■ **Stored data**
====================

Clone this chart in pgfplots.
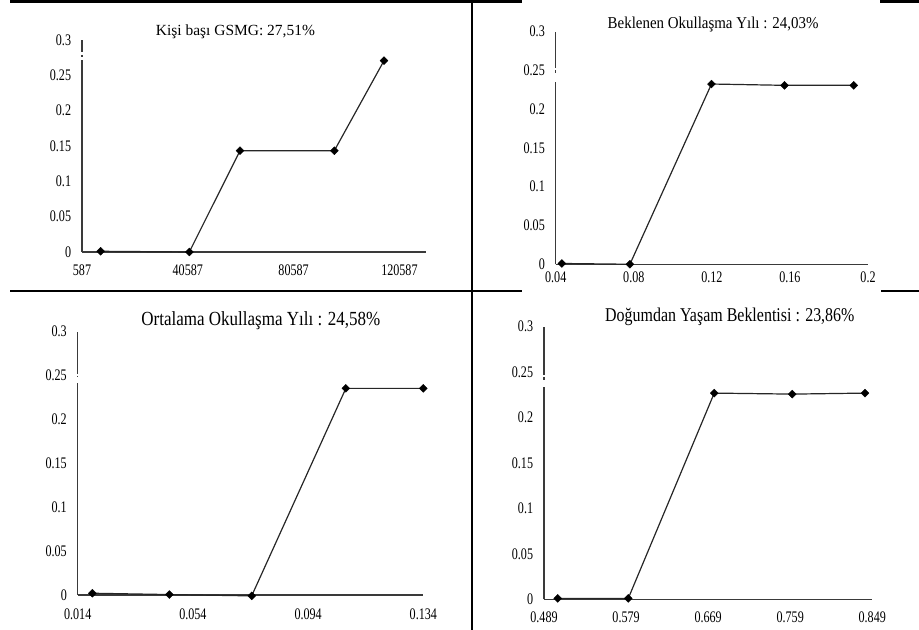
\documentclass[border=0pt]{standalone}
\usepackage{fontspec}
\usepackage{pgfplots}
\pgfplotsset{compat=1.18}
\setmainfont{Liberation Serif}
\newfontfamily\tickfont[FakeStretch=0.75]{Liberation Serif}
\newfontfamily\titleA{Liberation Serif}
\newfontfamily\titleB[FakeStretch=0.9]{Liberation Serif}
\newfontfamily\titleC[FakeStretch=0.85]{Liberation Serif}
\newfontfamily\titleD[FakeStretch=0.82]{Liberation Serif}
\definecolor{axcol}{HTML}{3A3A3A}
\pgfplotsset{
  panel/.style={
    scale only axis,
    anchor=south west,
    axis x line=bottom, axis y line=left,
    axis line style={-, draw=axcol, line width=0.8pt},
    major tick length=0pt,
    scaled ticks=false,
    ymin=0, ymax=0.3,
    ytick={0,0.05,0.1,0.15,0.2,0.25,0.3},
    yticklabels={0,0.05,0.1,0.15,0.2,0.25,0.3},
    yticklabel style={font=\fontsize{12.1}{14}\tickfont, anchor=east, inner sep=0pt, xshift=-8pt},
    xticklabel style={font=\fontsize{12.1}{14}\tickfont, anchor=north, inner sep=0pt},
    clip=false,
    every axis title shift=0pt,
    title style={anchor=base, inner sep=0pt, yshift=0pt},
  },
  ser/.style={draw=black!85, line width=0.9pt, mark=square*, mark size=2.1pt,
    mark options={rotate=45, fill=black, draw=black, line width=0.3pt}},
}
\begin{document}
\begin{tikzpicture}
\useasboundingbox (0,0) rectangle (689.25pt,472.5pt);
% table borders
\draw[black, line width=1.9pt] (354pt,0) -- (354pt,472.5pt);
\draw[black, line width=2.25pt] (7.5pt,471.4pt) -- (391.5pt,471.4pt);
\draw[black, line width=2.25pt] (660pt,471.4pt) -- (689.25pt,471.4pt);
\draw[black, line width=1.5pt] (7.5pt,254.25pt) -- (391.5pt,254.25pt);
\draw[black, line width=1.5pt] (660.75pt,254.25pt) -- (689.25pt,254.25pt);

% Panel 1
\begin{axis}[panel, at={(61.5pt,283.5pt)}, width=258pt, height=159pt,
  xmin=587, xmax=130644,
  xtick={587,40587,80587,120587}, xticklabels={587,40587,80587,120587},
  xticklabel style={yshift=-9.75pt},
  title={\fontsize{11.6}{14}\titleA Kişi başı GSMG: 27,51\%},
  title style={at={(rel axis cs:0.446,1.020)}},
]
\draw[white, line width=3pt] (axis cs:587,0.2830) -- (axis cs:587,0.2717);
\draw[axcol, line width=0.8pt] (axis cs:587,0.2790) -- (axis cs:587,0.2760);
\addplot[ser] coordinates {(7657,0.001) (41154,0) (60322,0.1433) (95974,0.1433) (114765,0.2707)};
\end{axis}

% Panel 2
\begin{axis}[panel, at={(416.8pt,274.3pt)}, width=234.2pt, height=174.5pt,
  xmin=0.04, xmax=0.2,
  xtick={0.04,0.08,0.12,0.16,0.2}, xticklabels={0.04,0.08,0.12,0.16,0.2},
  xticklabel style={yshift=-5.5pt},
  title={\fontsize{12.45}{14}\titleB Beklenen Okullaşma Yılı : 24,03\%},
  title style={at={(rel axis cs:0.504,1.0146)}},
]
\draw[white, line width=3pt] (axis cs:0.04,0.2526) -- (axis cs:0.04,0.2353);
\draw[axcol, line width=0.8pt] (axis cs:0.04,0.2504) -- (axis cs:0.04,0.2472);
\addplot[ser] coordinates {(0.0431,0.001) (0.078,0) (0.1198,0.2324) (0.1572,0.2307) (0.1927,0.2307)};
\end{axis}

% Panel 3
\begin{axis}[panel, at={(58.3pt,26.25pt)}, width=259.2pt, height=197.5pt,
  xmin=0.014, xmax=0.134,
  xtick={0.014,0.054,0.094,0.134}, xticklabels={0.014,0.054,0.094,0.134},
  xticklabel style={yshift=-10pt},
  title={\fontsize{15}{17}\titleC Ortalama Okullaşma Yılı : 24,58\%},
  title style={at={(rel axis cs:0.530,1.0217)}},
]
\draw[white, line width=3pt] (axis cs:0.014,0.2517) -- (axis cs:0.014,0.2411);
\draw[axcol, line width=0.8pt] (axis cs:0.014,0.2497) -- (axis cs:0.014,0.2479);
\addplot[ser] coordinates {(0.0191,0.002) (0.0458,0.0005) (0.0744,-0.001) (0.1071,0.2354) (0.134,0.2354)};
\end{axis}

% Panel 4
\begin{axis}[panel, at={(408pt,23pt)}, width=246.2pt, height=204.5pt,
  xmin=0.489, xmax=0.849,
  xtick={0.489,0.579,0.669,0.759,0.849}, xticklabels={0.489,0.579,0.669,0.759,0.849},
  xticklabel style={yshift=-9.3pt},
  title={\fontsize{14.6}{17}\titleD Doğumdan Yaşam Beklentisi : 23,86\%},
  title style={at={(rel axis cs:0.566,1.018)}},
]
\draw[white, line width=3pt] (axis cs:0.489,0.2470) -- (axis cs:0.489,0.2341);
\draw[axcol, line width=0.8pt] (axis cs:0.489,0.2441) -- (axis cs:0.489,0.2415);
\addplot[ser] coordinates {(0.504,0.001) (0.5814,0.001) (0.6757,0.2269) (0.7613,0.2258) (0.841,0.2269)};
\end{axis}
\end{tikzpicture}
\end{document}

====================

■ **Task**
Retype the data above exactly; pictures are not part of the copy.

■ **Reply to the task**
Clone this chart in pgfplots.
\documentclass[border=0pt]{standalone}
\usepackage{fontspec}
\usepackage{pgfplots}
\pgfplotsset{compat=1.18}
\setmainfont{Liberation Serif}
\newfontfamily\tickfont[FakeStretch=0.75]{Liberation Serif}
\newfontfamily\titleA{Liberation Serif}
\newfontfamily\titleB[FakeStretch=0.9]{Liberation Serif}
\newfontfamily\titleC[FakeStretch=0.85]{Liberation Serif}
\newfontfamily\titleD[FakeStretch=0.82]{Liberation Serif}
\definecolor{axcol}{HTML}{3A3A3A}
\pgfplotsset{
  panel/.style={
    scale only axis,
    anchor=south west,
    axis x line=bottom, axis y line=left,
    axis line style={-, draw=axcol, line width=0.8pt},
    major tick length=0pt,
    scaled ticks=false,
    ymin=0, ymax=0.3,
    ytick={0,0.05,0.1,0.15,0.2,0.25,0.3},
    yticklabels={0,0.05,0.1,0.15,0.2,0.25,0.3},
    yticklabel style={font=\fontsize{12.1}{14}\tickfont, anchor=east, inner sep=0pt, xshift=-8pt},
    xticklabel style={font=\fontsize{12.1}{14}\tickfont, anchor=north, inner sep=0pt},
    clip=false,
    every axis title shift=0pt,
    title style={anchor=base, inner sep=0pt, yshift=0pt},
  },
  ser/.style={draw=black!85, line width=0.9pt, mark=square*, mark size=2.1pt,
    mark options={rotate=45, fill=black, draw=black, line width=0.3pt}},
}
\begin{document}
\begin{tikzpicture}
\useasboundingbox (0,0) rectangle (689.25pt,472.5pt);
% table borders
\draw[black, line width=1.9pt] (354pt,0) -- (354pt,472.5pt);
\draw[black, line width=2.25pt] (7.5pt,471.4pt) -- (391.5pt,471.4pt);
\draw[black, line width=2.25pt] (660pt,471.4pt) -- (689.25pt,471.4pt);
\draw[black, line width=1.5pt] (7.5pt,254.25pt) -- (391.5pt,254.25pt);
\draw[black, line width=1.5pt] (660.75pt,254.25pt) -- (689.25pt,254.25pt);

% Panel 1
\begin{axis}[panel, at={(61.5pt,283.5pt)}, width=258pt, height=159pt,
  xmin=587, xmax=130644,
  xtick={587,40587,80587,120587}, xticklabels={587,40587,80587,120587},
  xticklabel style={yshift=-9.75pt},
  title={\fontsize{11.6}{14}\titleA Kişi başı GSMG: 27,51\%},
  title style={at={(rel axis cs:0.446,1.020)}},
]
\draw[white, line width=3pt] (axis cs:587,0.2830) -- (axis cs:587,0.2717);
\draw[axcol, line width=0.8pt] (axis cs:587,0.2790) -- (axis cs:587,0.2760);
\addplot[ser] coordinates {(7657,0.001) (41154,0) (60322,0.1433) (95974,0.1433) (114765,0.2707)};
\end{axis}

% Panel 2
\begin{axis}[panel, at={(416.8pt,274.3pt)}, width=234.2pt, height=174.5pt,
  xmin=0.04, xmax=0.2,
  xtick={0.04,0.08,0.12,0.16,0.2}, xticklabels={0.04,0.08,0.12,0.16,0.2},
  xticklabel style={yshift=-5.5pt},
  title={\fontsize{12.45}{14}\titleB Beklenen Okullaşma Yılı : 24,03\%},
  title style={at={(rel axis cs:0.504,1.0146)}},
]
\draw[white, line width=3pt] (axis cs:0.04,0.2526) -- (axis cs:0.04,0.2353);
\draw[axcol, line width=0.8pt] (axis cs:0.04,0.2504) -- (axis cs:0.04,0.2472);
\addplot[ser] coordinates {(0.0431,0.001) (0.078,0) (0.1198,0.2324) (0.1572,0.2307) (0.1927,0.2307)};
\end{axis}

% Panel 3
\begin{axis}[panel, at={(58.3pt,26.25pt)}, width=259.2pt, height=197.5pt,
  xmin=0.014, xmax=0.134,
  xtick={0.014,0.054,0.094,0.134}, xticklabels={0.014,0.054,0.094,0.134},
  xticklabel style={yshift=-10pt},
  title={\fontsize{15}{17}\titleC Ortalama Okullaşma Yılı : 24,58\%},
  title style={at={(rel axis cs:0.530,1.0217)}},
]
\draw[white, line width=3pt] (axis cs:0.014,0.2517) -- (axis cs:0.014,0.2411);
\draw[axcol, line width=0.8pt] (axis cs:0.014,0.2497) -- (axis cs:0.014,0.2479);
\addplot[ser] coordinates {(0.0191,0.002) (0.0458,0.0005) (0.0744,-0.001) (0.1071,0.2354) (0.134,0.2354)};
\end{axis}

% Panel 4
\begin{axis}[panel, at={(408pt,23pt)}, width=246.2pt, height=204.5pt,
  xmin=0.489, xmax=0.849,
  xtick={0.489,0.579,0.669,0.759,0.849}, xticklabels={0.489,0.579,0.669,0.759,0.849},
  xticklabel style={yshift=-9.3pt},
  title={\fontsize{14.6}{17}\titleD Doğumdan Yaşam Beklentisi : 23,86\%},
  title style={at={(rel axis cs:0.566,1.018)}},
]
\draw[white, line width=3pt] (axis cs:0.489,0.2470) -- (axis cs:0.489,0.2341);
\draw[axcol, line width=0.8pt] (axis cs:0.489,0.2441) -- (axis cs:0.489,0.2415);
\addplot[ser] coordinates {(0.504,0.001) (0.5814,0.001) (0.6757,0.2269) (0.7613,0.2258) (0.841,0.2269)};
\end{axis}
\end{tikzpicture}
\end{document}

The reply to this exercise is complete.